■ Problem to solve:
Copy every line of the material below word for word.

■ Provided material:
________________________

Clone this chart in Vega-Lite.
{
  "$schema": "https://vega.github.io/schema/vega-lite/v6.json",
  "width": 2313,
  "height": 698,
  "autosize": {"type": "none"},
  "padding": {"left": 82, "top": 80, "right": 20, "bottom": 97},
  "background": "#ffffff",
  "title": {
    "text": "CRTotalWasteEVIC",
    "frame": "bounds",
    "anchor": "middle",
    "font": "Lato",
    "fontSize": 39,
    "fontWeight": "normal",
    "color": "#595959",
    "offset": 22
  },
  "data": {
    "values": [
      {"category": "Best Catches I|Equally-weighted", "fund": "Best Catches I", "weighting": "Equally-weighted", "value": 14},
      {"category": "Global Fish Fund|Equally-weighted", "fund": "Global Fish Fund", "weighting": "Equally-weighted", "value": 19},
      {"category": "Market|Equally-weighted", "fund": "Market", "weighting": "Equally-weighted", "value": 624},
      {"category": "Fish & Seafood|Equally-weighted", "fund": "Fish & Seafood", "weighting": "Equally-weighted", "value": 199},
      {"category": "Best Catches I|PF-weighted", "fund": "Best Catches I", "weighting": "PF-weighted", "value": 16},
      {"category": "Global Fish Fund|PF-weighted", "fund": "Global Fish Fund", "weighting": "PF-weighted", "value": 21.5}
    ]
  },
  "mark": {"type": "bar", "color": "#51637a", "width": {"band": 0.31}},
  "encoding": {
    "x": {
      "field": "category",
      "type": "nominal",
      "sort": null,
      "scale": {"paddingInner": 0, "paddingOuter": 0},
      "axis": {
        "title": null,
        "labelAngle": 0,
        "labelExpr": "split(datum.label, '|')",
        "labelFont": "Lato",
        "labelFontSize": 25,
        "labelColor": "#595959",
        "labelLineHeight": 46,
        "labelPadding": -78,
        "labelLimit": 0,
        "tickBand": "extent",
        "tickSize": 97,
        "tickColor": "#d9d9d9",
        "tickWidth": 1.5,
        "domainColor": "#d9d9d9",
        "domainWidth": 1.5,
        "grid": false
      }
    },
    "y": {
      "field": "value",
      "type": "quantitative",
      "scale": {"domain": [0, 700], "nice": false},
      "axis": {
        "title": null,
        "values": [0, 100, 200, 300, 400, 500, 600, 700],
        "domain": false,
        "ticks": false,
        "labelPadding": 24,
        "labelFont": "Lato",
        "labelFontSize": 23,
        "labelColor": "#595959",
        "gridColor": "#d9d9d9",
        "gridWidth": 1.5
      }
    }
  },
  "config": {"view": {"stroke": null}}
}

________________________

■ Solution to this task:
Clone this chart in Vega-Lite.
{
  "$schema": "https://vega.github.io/schema/vega-lite/v6.json",
  "width": 2313,
  "height": 698,
  "autosize": {"type": "none"},
  "padding": {"left": 82, "top": 80, "right": 20, "bottom": 97},
  "background": "#ffffff",
  "title": {
    "text": "CRTotalWasteEVIC",
    "frame": "bounds",
    "anchor": "middle",
    "font": "Lato",
    "fontSize": 39,
    "fontWeight": "normal",
    "color": "#595959",
    "offset": 22
  },
  "data": {
    "values": [
      {"category": "Best Catches I|Equally-weighted", "fund": "Best Catches I", "weighting": "Equally-weighted", "value": 14},
      {"category": "Global Fish Fund|Equally-weighted", "fund": "Global Fish Fund", "weighting": "Equally-weighted", "value": 19},
      {"category": "Market|Equally-weighted", "fund": "Market", "weighting": "Equally-weighted", "value": 624},
      {"category": "Fish & Seafood|Equally-weighted", "fund": "Fish & Seafood", "weighting": "Equally-weighted", "value": 199},
      {"category": "Best Catches I|PF-weighted", "fund": "Best Catches I", "weighting": "PF-weighted", "value": 16},
      {"category": "Global Fish Fund|PF-weighted", "fund": "Global Fish Fund", "weighting": "PF-weighted", "value": 21.5}
    ]
  },
  "mark": {"type": "bar", "color": "#51637a", "width": {"band": 0.31}},
  "encoding": {
    "x": {
      "field": "category",
      "type": "nominal",
      "sort": null,
      "scale": {"paddingInner": 0, "paddingOuter": 0},
      "axis": {
        "title": null,
        "labelAngle": 0,
        "labelExpr": "split(datum.label, '|')",
        "labelFont": "Lato",
        "labelFontSize": 25,
        "labelColor": "#595959",
        "labelLineHeight": 46,
        "labelPadding": -78,
        "labelLimit": 0,
        "tickBand": "extent",
        "tickSize": 97,
        "tickColor": "#d9d9d9",
        "tickWidth": 1.5,
        "domainColor": "#d9d9d9",
        "domainWidth": 1.5,
        "grid": false
      }
    },
    "y": {
      "field": "value",
      "type": "quantitative",
      "scale": {"domain": [0, 700], "nice": false},
      "axis": {
        "title": null,
        "values": [0, 100, 200, 300, 400, 500, 600, 700],
        "domain": false,
        "ticks": false,
        "labelPadding": 24,
        "labelFont": "Lato",
        "labelFontSize": 23,
        "labelColor": "#595959",
        "gridColor": "#d9d9d9",
        "gridWidth": 1.5
      }
    }
  },
  "config": {"view": {"stroke": null}}
}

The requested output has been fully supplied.